Sunday, 18 September 2005

A Poor Needle-woman


Henry Mayhew (1812-1887)

Life for the poor has always been difficult. In Victorian London, Henry Mayhew, a journalist and 'social investigator' delved deeply into the plight of the poor. He interviewed them and kept detailed trancripts of their accounts, thus giving us a first-hand insight into their world in hiw work London Labour and the London Poor.
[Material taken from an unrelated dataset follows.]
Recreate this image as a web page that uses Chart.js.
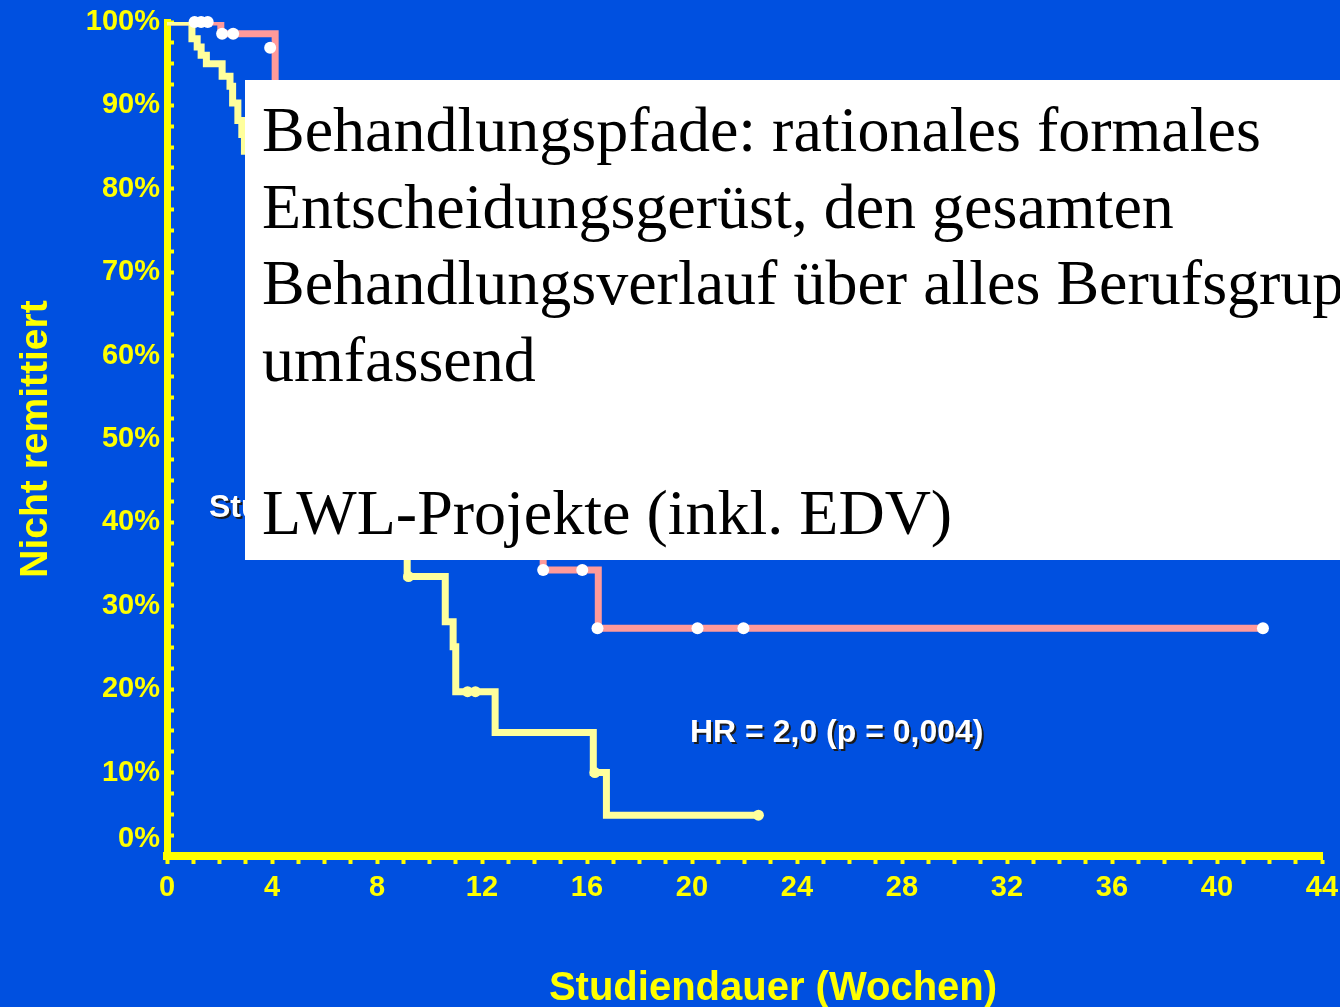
<!DOCTYPE html>
<html>
<head>
<meta charset="utf-8">
<script src="https://cdn.jsdelivr.net/npm/chart.js@4"></script>
<style>
  html, body { margin: 0; padding: 0; width: 1340px; height: 1007px; overflow: hidden; background: #0050e0; }
  #wrap { position: relative; width: 1340px; height: 1007px; overflow: hidden; }
  #km { position: absolute; left: 0; top: 0; }
  .note { position: absolute; font-family: "Liberation Sans", Arial, sans-serif; font-weight: bold; font-size: 32px; line-height: 1; color: #fff; text-shadow: 2px 2px 0 #1b1b1b; white-space: nowrap; }
  #xtitle { position: absolute; left: 773px; top: 966px; transform: translateX(-50%); font-family: "Liberation Sans", Arial, sans-serif; font-weight: bold; font-size: 40px; line-height: 1; color: #ffff00; white-space: nowrap; }
  #box { position: absolute; left: 245px; top: 80px; width: 1200px; height: 480px; background: #fff; box-sizing: border-box; padding: 12px 0 0 17px; font-family: "Liberation Serif", "Times New Roman", serif; font-size: 64px; line-height: 76.6px; color: #000; white-space: pre; }
</style>
</head>
<body>
<div id="wrap">
  <canvas id="km" width="1340" height="1007"></canvas>
  <div class="note" style="left:209px; top:490px;">Studienbehandlung</div>
  <div class="note" style="left:690px; top:715px;">HR = 2,0 (p = 0,004)</div>
  <div id="xtitle">Studiendauer (Wochen)</div>
  <div id="box">Behandlungspfade: rationales formales
Entscheidungsgerüst, den gesamten
Behandlungsverlauf über alles Berufsgruppen
umfassend

LWL-Projekte (inkl. EDV)</div>
</div>
<script>
// Kaplan-Meier steps: weeks and % not remitted
const pinkWeeks = [0, 2.05, 4.12, 5.0, 6.0, 7.0, 8.0, 9.0, 10.0, 11.0, 12.5, 14.33, 16.43, 41.75];
const pinkPct   = [100, 98.6, 88, 80, 72, 65, 58, 52, 47, 43, 38.5, 34.3, 27.3, 27.3];
const yellowWeeks = [0, 0.95, 1.15, 1.3, 1.5, 2.1, 2.4, 2.5, 2.7, 2.85, 2.95, 3.3, 3.7, 4.2, 4.8, 5.4, 6.0, 6.6, 7.2, 7.8, 8.4, 9.15, 10.6, 10.9, 11.0, 12.5, 16.24, 16.74, 22.53];
const yellowPct   = [100, 98, 97, 96, 95, 93.5, 92.3, 90.3, 88.2, 86.5, 84.5, 80, 75, 70, 65, 60, 55, 50, 46, 42, 38, 33.5, 28.1, 25.1, 19.7, 14.8, 10, 4.9, 4.9];

// censored observations
const pinkCensorWeeks = [1.05, 1.3, 1.55, 2.1, 2.52, 3.93, 14.33, 15.82, 16.4, 20.21, 21.96, 41.75];
const pinkCensorPct   = [100, 100, 100, 98.6, 98.6, 96.9, 34.3, 34.3, 27.3, 27.3, 27.3, 27.3];
const yellowCensorWeeks = [9.2, 11.45, 11.75, 16.3, 22.53];
const yellowCensorPct   = [33.5, 19.7, 19.7, 10, 4.9];

const xTickLabels = ["0", "4", "8", "12", "16", "20", "24", "28", "32", "36", "40", "44"];
const yTickLabels = ["0%", "10%", "20%", "30%", "40%", "50%", "60%", "70%", "80%", "90%", "100%"];

const zip = (xs, ys) => xs.map((x, i) => ({ x: x, y: ys[i] }));

const AXIS = "#ffff00";
const PINK = "#ff9a9a";
const PALE = "#ffff9c";

Chart.defaults.font.family = '"Liberation Sans", Arial, sans-serif';

new Chart(document.getElementById("km"), {
    type: "line",
    data: {
        datasets: [
            {
                label: "pink censored",
                type: "scatter",
                data: zip(pinkCensorWeeks, pinkCensorPct),
                pointRadius: 6,
                pointBackgroundColor: "#ffffff",
                pointBorderWidth: 0,
                showLine: false,
                clip: false,
                order: 0,
            },
            {
                label: "yellow censored",
                type: "scatter",
                data: zip(yellowCensorWeeks, yellowCensorPct),
                pointRadius: 5.5,
                pointBackgroundColor: PALE,
                pointBorderWidth: 0,
                showLine: false,
                clip: false,
                order: 1,
            },
            {
                label: "yellow",
                data: zip(yellowWeeks, yellowPct),
                stepped: true,
                borderColor: PALE,
                borderWidth: 7,
                pointRadius: 0,
                fill: false,
                order: 2,
            },
            {
                label: "pink",
                data: zip(pinkWeeks, pinkPct),
                stepped: true,
                borderColor: PINK,
                borderWidth: 7,
                pointRadius: 0,
                fill: false,
                order: 3,
            },
        ],
    },
    options: {
        responsive: false,
        animation: false,
        layout: { padding: { top: 22, right: 18, left: 0, bottom: 0 } },
        plugins: { legend: { display: false }, tooltip: { enabled: false } },
        scales: {
            x: {
                type: "linear",
                min: 0,
                max: 44,
                // fixed axis band so the plot area lines up with the slide
                afterFit: (s) => { s.height = 151; s.paddingLeft = 0; s.paddingRight = 0; },
                ticks: {
                    stepSize: 1,
                    autoSkip: false,
                    maxRotation: 0,
                    padding: 7,
                    color: AXIS,
                    font: { size: 29, weight: "bold" },
                    callback: (v) => (v % 4 === 0 ? xTickLabels[v / 4] : ""),
                },
                grid: { drawOnChartArea: false, tickLength: 8, tickWidth: 4, color: AXIS },
                border: { color: AXIS, width: 8 },
            },
            y: {
                min: 0,
                max: 100,
                afterFit: (s) => { s.width = 167; s.paddingTop = 0; s.paddingBottom = 0; },
                ticks: {
                    stepSize: 2.5,
                    autoSkip: false,
                    padding: 14,
                    color: AXIS,
                    font: { size: 29, weight: "bold" },
                    // the 0% label sits a bit above the axis line
                    callback: (v) => (v % 10 === 0 ? (v === 0 ? [yTickLabels[0], ""] : yTickLabels[v / 10]) : ""),
                },
                grid: { drawOnChartArea: false, tickLength: -7, tickWidth: 4, color: AXIS },
                border: { color: AXIS, width: 7 },
                title: {
                    display: true,
                    text: "Nicht remittiert",
                    color: AXIS,
                    font: { size: 39, weight: "bold" },
                    padding: { top: 13, bottom: 0 },
                },
            },
        },
    },
});
</script>
</body>
</html>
Below is a needle-woman's account:

"I cannot earn more than 4s. 6d. to 5s. per week - let me sit from eight in the morning till ten every night...and my clear earnings [after paying for coal and other supplies] are a little but more than 2s...I consider trowsers the best work...Shirt work is the worst, the very worst, that can be got...A mother has got two or three daughters, and she don't wish them to go to service, and she puts them to this poor needlework; and that, in my opinion, is the cause of the destitution and the prostitution about the streets in these parts...Most of the workers are young girls who have nothing else to depend upon, and there is scarcely one of them virtous...As [my daughter and I] sit to work together, one candle does for the two of us, so that she earns about 3s. per week clear, which is not sufficient to keep her even in food...My husband is a seafering man, or I don't know what I should do. He is a particularly steady man, a teetotaller, and so indeed are the whole family, or else we could not live. Recently my daughter has resigned the work and gone to service, as the prices are not sufficient for food and clothing."